4 thoughts on “REVIEW: Fireworks CS4”

  1. Thanks for the review. Good info. I have used Fireworks for years, and I must say that I never have liked the Photoshop interface, and I am extremely thankful that the Fireworks team hasn’t morphed it into a typical Adobe interface. I’m hoping the Fireworks team continues to keep it a “Macromedia” interface. Whenever possible, I use Fireworks over Photoshop due to interface alone.

    Just my two cents, since you asked for comments about the interface. Carry on.

  2. I have to agree it is good to see Fireworks becoming more a part of the Adobe family, especially seeing that the pathfinder is finally here and on steroids! But it’s even better to see how Macromedia and the Adobe model have come together to blend fine interface development with really powerful tools.

    And much like Paul above I hope Adobe doesn’t gut the interface decisions which truly made Macromedia products more usable. Especially just for the sake of those too familiar with the eccentricities of PS to make a change. That’s the thing that keeps me coming back to Fireworks… It was built to make websites and each update seems to make it a better experience.

    What I’d really like to see go away is the strange way that font selection is made. For a designer with hundreds of fonts installed I find bouncing to the top of the font list again and again a serious torture device.

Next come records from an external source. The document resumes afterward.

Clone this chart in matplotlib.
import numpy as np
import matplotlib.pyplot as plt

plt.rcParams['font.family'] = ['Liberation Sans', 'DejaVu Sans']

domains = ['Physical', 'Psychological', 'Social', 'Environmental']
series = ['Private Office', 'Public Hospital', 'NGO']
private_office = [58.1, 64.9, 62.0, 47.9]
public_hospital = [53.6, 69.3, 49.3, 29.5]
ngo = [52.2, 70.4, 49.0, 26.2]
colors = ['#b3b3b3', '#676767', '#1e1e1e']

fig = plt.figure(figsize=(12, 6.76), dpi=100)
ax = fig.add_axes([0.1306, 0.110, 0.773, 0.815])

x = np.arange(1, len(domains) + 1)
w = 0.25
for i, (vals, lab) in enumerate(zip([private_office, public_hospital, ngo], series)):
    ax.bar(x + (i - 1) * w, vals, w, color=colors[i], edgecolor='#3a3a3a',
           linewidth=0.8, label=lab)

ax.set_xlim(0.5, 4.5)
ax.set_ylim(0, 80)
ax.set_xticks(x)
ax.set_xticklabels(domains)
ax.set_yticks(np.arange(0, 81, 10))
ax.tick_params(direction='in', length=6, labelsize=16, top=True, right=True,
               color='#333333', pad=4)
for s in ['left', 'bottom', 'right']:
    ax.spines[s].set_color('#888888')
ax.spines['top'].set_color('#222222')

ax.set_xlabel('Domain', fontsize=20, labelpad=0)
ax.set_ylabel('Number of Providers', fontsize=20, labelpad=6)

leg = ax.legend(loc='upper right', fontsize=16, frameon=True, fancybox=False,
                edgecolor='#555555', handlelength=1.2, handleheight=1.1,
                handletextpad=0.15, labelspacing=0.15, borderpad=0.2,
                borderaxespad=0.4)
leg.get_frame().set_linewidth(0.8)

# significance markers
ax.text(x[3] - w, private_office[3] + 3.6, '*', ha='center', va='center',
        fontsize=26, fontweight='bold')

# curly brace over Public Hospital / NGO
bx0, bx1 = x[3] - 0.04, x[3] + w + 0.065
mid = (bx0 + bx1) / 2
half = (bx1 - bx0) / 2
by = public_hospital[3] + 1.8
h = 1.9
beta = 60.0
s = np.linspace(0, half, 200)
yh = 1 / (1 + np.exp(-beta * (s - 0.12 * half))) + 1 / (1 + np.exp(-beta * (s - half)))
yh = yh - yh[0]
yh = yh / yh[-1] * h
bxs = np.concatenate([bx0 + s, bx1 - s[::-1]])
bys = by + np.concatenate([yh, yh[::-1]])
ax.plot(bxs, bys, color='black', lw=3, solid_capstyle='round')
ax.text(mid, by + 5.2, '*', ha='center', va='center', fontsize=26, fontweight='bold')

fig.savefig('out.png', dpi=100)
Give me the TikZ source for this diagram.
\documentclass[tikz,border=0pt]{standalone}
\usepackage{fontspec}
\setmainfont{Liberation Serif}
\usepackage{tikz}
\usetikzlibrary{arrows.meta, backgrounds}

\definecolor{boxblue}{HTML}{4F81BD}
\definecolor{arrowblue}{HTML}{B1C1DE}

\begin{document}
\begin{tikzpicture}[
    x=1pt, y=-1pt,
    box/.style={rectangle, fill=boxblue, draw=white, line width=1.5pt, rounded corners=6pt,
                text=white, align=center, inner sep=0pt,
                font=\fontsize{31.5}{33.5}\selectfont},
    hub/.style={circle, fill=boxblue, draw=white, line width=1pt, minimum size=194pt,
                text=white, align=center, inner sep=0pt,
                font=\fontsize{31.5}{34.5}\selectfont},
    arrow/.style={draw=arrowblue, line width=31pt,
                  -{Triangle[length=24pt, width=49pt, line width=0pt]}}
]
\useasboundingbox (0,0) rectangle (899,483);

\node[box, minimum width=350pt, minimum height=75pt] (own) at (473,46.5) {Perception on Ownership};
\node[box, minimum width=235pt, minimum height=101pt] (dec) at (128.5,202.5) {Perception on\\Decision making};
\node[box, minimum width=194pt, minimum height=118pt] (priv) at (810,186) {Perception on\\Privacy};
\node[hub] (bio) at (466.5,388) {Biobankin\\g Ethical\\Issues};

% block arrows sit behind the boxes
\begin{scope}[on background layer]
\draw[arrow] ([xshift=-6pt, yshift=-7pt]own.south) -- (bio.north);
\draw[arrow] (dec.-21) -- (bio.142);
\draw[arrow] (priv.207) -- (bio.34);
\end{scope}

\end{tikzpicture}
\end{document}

    What I’d really like to see included is PS’ awesome image compression which in my opinion blows the FW Jpeg rendering away.

    Good review, thanks.

  3. Interesting comments from both Paul and Nate, thanks for sharing them. I’m finding that what we find we like or dislike must be heavily affected by what we’re used to, because I have used PS a lot more than FW and I find its interface to be much more comfortable. I’m working on a website comp right now, and I tried to work with it in FW but it just seemed frustrating because there’s some thing I know how to do easily in PS but not in FW. If I spent a few days learning everything about FW, I may very well be saying something totally different!